# Start of Recorded data
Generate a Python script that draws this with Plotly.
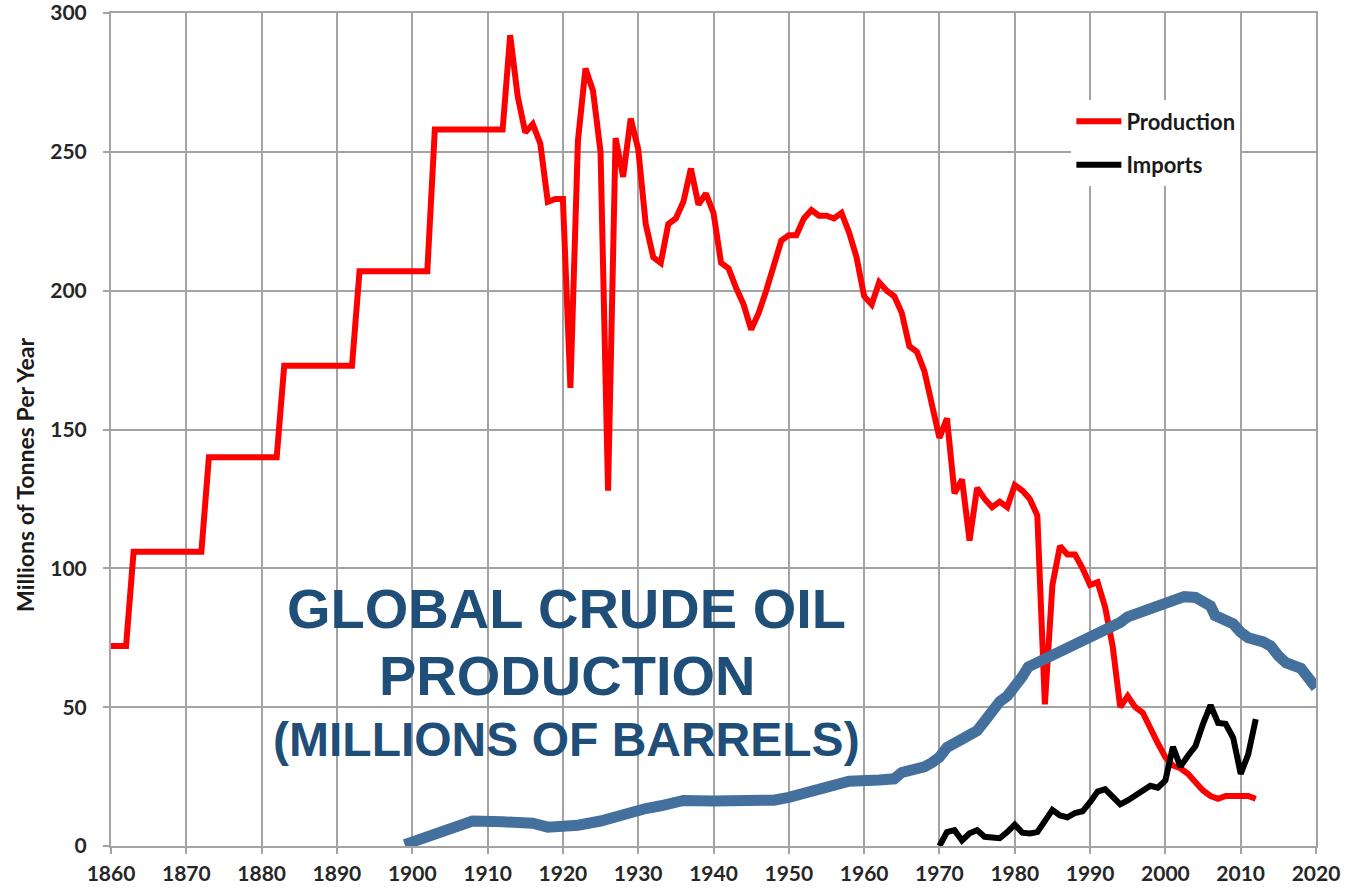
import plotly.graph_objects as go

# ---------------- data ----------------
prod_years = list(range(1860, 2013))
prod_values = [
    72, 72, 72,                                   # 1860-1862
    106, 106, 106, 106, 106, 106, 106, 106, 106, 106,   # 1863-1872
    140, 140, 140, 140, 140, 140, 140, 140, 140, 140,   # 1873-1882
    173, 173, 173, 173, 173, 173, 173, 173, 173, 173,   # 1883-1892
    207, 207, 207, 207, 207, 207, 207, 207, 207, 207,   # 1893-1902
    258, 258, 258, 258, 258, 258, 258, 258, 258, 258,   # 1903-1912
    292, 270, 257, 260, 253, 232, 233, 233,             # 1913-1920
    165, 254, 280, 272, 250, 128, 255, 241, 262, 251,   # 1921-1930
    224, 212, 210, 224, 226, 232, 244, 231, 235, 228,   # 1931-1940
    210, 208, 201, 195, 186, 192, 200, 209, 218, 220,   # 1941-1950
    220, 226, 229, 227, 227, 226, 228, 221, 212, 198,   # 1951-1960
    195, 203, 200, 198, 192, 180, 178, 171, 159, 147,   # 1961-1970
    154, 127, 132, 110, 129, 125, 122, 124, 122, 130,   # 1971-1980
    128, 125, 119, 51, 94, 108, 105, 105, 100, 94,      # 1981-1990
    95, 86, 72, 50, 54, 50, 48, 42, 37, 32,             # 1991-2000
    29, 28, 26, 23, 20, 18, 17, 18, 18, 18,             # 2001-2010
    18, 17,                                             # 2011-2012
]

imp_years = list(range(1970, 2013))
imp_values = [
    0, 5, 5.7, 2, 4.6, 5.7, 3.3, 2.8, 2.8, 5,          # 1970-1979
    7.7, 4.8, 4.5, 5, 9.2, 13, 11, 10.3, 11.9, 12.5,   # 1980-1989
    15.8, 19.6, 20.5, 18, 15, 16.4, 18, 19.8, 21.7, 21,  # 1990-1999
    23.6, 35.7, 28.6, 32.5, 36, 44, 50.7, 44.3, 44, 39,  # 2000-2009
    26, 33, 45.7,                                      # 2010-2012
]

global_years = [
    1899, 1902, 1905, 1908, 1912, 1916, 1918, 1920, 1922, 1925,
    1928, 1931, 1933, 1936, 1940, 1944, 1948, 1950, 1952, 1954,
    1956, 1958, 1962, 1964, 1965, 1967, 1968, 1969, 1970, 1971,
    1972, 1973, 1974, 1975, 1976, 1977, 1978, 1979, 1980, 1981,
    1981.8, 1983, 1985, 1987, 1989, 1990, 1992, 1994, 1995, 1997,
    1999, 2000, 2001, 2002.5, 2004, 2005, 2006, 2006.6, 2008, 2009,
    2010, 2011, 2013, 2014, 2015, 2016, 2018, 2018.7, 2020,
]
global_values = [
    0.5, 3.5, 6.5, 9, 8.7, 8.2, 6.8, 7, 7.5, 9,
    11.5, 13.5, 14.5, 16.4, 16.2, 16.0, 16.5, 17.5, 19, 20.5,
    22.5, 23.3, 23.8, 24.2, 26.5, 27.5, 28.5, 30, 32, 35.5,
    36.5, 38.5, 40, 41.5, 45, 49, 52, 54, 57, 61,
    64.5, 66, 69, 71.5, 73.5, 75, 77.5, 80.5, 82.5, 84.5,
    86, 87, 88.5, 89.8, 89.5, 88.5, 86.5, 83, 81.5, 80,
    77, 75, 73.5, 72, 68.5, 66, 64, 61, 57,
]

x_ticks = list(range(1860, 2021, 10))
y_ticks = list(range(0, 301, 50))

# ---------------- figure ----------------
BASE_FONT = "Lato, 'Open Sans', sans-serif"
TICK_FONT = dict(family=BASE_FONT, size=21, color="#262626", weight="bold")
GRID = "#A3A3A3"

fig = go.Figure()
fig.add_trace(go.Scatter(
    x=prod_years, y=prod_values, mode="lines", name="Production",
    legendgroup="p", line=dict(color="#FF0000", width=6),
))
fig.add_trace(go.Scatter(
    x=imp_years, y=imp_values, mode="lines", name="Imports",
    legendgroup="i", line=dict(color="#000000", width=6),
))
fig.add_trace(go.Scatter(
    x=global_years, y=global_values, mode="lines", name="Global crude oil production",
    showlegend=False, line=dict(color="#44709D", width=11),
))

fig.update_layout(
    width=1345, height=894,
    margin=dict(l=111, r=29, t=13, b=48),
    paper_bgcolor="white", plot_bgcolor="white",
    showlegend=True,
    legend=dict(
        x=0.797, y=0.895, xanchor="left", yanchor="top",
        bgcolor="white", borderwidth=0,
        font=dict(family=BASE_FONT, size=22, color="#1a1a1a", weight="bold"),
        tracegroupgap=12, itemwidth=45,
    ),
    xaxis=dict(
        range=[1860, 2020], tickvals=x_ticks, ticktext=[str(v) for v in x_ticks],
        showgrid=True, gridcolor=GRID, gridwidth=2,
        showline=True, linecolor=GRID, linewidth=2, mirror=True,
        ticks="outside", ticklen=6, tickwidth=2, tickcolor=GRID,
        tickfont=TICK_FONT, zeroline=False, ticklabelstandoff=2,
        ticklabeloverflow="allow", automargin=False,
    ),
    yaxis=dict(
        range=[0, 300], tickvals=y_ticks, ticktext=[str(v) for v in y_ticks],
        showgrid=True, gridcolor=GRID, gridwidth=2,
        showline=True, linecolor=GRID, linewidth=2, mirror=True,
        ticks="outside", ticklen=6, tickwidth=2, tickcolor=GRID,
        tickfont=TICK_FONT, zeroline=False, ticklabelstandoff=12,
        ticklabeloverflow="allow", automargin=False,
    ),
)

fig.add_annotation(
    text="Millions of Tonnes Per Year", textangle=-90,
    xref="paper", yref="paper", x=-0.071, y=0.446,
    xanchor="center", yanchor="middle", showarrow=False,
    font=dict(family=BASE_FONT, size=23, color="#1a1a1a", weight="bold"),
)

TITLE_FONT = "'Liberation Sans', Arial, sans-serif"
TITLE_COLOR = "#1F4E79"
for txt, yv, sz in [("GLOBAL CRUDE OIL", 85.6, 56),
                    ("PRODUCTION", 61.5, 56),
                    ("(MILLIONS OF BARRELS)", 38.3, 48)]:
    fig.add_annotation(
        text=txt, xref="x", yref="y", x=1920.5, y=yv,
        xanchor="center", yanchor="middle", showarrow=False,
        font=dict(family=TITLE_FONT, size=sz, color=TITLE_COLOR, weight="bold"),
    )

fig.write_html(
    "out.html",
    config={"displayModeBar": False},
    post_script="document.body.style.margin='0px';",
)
# End of Recorded data
Short task - Reproduce all of the material exactly, apart from the pictures.

Written reply -
Generate a Python script that draws this with Plotly.
import plotly.graph_objects as go

# ---------------- data ----------------
prod_years = list(range(1860, 2013))
prod_values = [
    72, 72, 72,                                   # 1860-1862
    106, 106, 106, 106, 106, 106, 106, 106, 106, 106,   # 1863-1872
    140, 140, 140, 140, 140, 140, 140, 140, 140, 140,   # 1873-1882
    173, 173, 173, 173, 173, 173, 173, 173, 173, 173,   # 1883-1892
    207, 207, 207, 207, 207, 207, 207, 207, 207, 207,   # 1893-1902
    258, 258, 258, 258, 258, 258, 258, 258, 258, 258,   # 1903-1912
    292, 270, 257, 260, 253, 232, 233, 233,             # 1913-1920
    165, 254, 280, 272, 250, 128, 255, 241, 262, 251,   # 1921-1930
    224, 212, 210, 224, 226, 232, 244, 231, 235, 228,   # 1931-1940
    210, 208, 201, 195, 186, 192, 200, 209, 218, 220,   # 1941-1950
    220, 226, 229, 227, 227, 226, 228, 221, 212, 198,   # 1951-1960
    195, 203, 200, 198, 192, 180, 178, 171, 159, 147,   # 1961-1970
    154, 127, 132, 110, 129, 125, 122, 124, 122, 130,   # 1971-1980
    128, 125, 119, 51, 94, 108, 105, 105, 100, 94,      # 1981-1990
    95, 86, 72, 50, 54, 50, 48, 42, 37, 32,             # 1991-2000
    29, 28, 26, 23, 20, 18, 17, 18, 18, 18,             # 2001-2010
    18, 17,                                             # 2011-2012
]

imp_years = list(range(1970, 2013))
imp_values = [
    0, 5, 5.7, 2, 4.6, 5.7, 3.3, 2.8, 2.8, 5,          # 1970-1979
    7.7, 4.8, 4.5, 5, 9.2, 13, 11, 10.3, 11.9, 12.5,   # 1980-1989
    15.8, 19.6, 20.5, 18, 15, 16.4, 18, 19.8, 21.7, 21,  # 1990-1999
    23.6, 35.7, 28.6, 32.5, 36, 44, 50.7, 44.3, 44, 39,  # 2000-2009
    26, 33, 45.7,                                      # 2010-2012
]

global_years = [
    1899, 1902, 1905, 1908, 1912, 1916, 1918, 1920, 1922, 1925,
    1928, 1931, 1933, 1936, 1940, 1944, 1948, 1950, 1952, 1954,
    1956, 1958, 1962, 1964, 1965, 1967, 1968, 1969, 1970, 1971,
    1972, 1973, 1974, 1975, 1976, 1977, 1978, 1979, 1980, 1981,
    1981.8, 1983, 1985, 1987, 1989, 1990, 1992, 1994, 1995, 1997,
    1999, 2000, 2001, 2002.5, 2004, 2005, 2006, 2006.6, 2008, 2009,
    2010, 2011, 2013, 2014, 2015, 2016, 2018, 2018.7, 2020,
]
global_values = [
    0.5, 3.5, 6.5, 9, 8.7, 8.2, 6.8, 7, 7.5, 9,
    11.5, 13.5, 14.5, 16.4, 16.2, 16.0, 16.5, 17.5, 19, 20.5,
    22.5, 23.3, 23.8, 24.2, 26.5, 27.5, 28.5, 30, 32, 35.5,
    36.5, 38.5, 40, 41.5, 45, 49, 52, 54, 57, 61,
    64.5, 66, 69, 71.5, 73.5, 75, 77.5, 80.5, 82.5, 84.5,
    86, 87, 88.5, 89.8, 89.5, 88.5, 86.5, 83, 81.5, 80,
    77, 75, 73.5, 72, 68.5, 66, 64, 61, 57,
]

x_ticks = list(range(1860, 2021, 10))
y_ticks = list(range(0, 301, 50))

# ---------------- figure ----------------
BASE_FONT = "Lato, 'Open Sans', sans-serif"
TICK_FONT = dict(family=BASE_FONT, size=21, color="#262626", weight="bold")
GRID = "#A3A3A3"

fig = go.Figure()
fig.add_trace(go.Scatter(
    x=prod_years, y=prod_values, mode="lines", name="Production",
    legendgroup="p", line=dict(color="#FF0000", width=6),
))
fig.add_trace(go.Scatter(
    x=imp_years, y=imp_values, mode="lines", name="Imports",
    legendgroup="i", line=dict(color="#000000", width=6),
))
fig.add_trace(go.Scatter(
    x=global_years, y=global_values, mode="lines", name="Global crude oil production",
    showlegend=False, line=dict(color="#44709D", width=11),
))

fig.update_layout(
    width=1345, height=894,
    margin=dict(l=111, r=29, t=13, b=48),
    paper_bgcolor="white", plot_bgcolor="white",
    showlegend=True,
    legend=dict(
        x=0.797, y=0.895, xanchor="left", yanchor="top",
        bgcolor="white", borderwidth=0,
        font=dict(family=BASE_FONT, size=22, color="#1a1a1a", weight="bold"),
        tracegroupgap=12, itemwidth=45,
    ),
    xaxis=dict(
        range=[1860, 2020], tickvals=x_ticks, ticktext=[str(v) for v in x_ticks],
        showgrid=True, gridcolor=GRID, gridwidth=2,
        showline=True, linecolor=GRID, linewidth=2, mirror=True,
        ticks="outside", ticklen=6, tickwidth=2, tickcolor=GRID,
        tickfont=TICK_FONT, zeroline=False, ticklabelstandoff=2,
        ticklabeloverflow="allow", automargin=False,
    ),
    yaxis=dict(
        range=[0, 300], tickvals=y_ticks, ticktext=[str(v) for v in y_ticks],
        showgrid=True, gridcolor=GRID, gridwidth=2,
        showline=True, linecolor=GRID, linewidth=2, mirror=True,
        ticks="outside", ticklen=6, tickwidth=2, tickcolor=GRID,
        tickfont=TICK_FONT, zeroline=False, ticklabelstandoff=12,
        ticklabeloverflow="allow", automargin=False,
    ),
)

fig.add_annotation(
    text="Millions of Tonnes Per Year", textangle=-90,
    xref="paper", yref="paper", x=-0.071, y=0.446,
    xanchor="center", yanchor="middle", showarrow=False,
    font=dict(family=BASE_FONT, size=23, color="#1a1a1a", weight="bold"),
)

TITLE_FONT = "'Liberation Sans', Arial, sans-serif"
TITLE_COLOR = "#1F4E79"
for txt, yv, sz in [("GLOBAL CRUDE OIL", 85.6, 56),
                    ("PRODUCTION", 61.5, 56),
                    ("(MILLIONS OF BARRELS)", 38.3, 48)]:
    fig.add_annotation(
        text=txt, xref="x", yref="y", x=1920.5, y=yv,
        xanchor="center", yanchor="middle", showarrow=False,
        font=dict(family=TITLE_FONT, size=sz, color=TITLE_COLOR, weight="bold"),
    )

fig.write_html(
    "out.html",
    config={"displayModeBar": False},
    post_script="document.body.style.margin='0px';",
)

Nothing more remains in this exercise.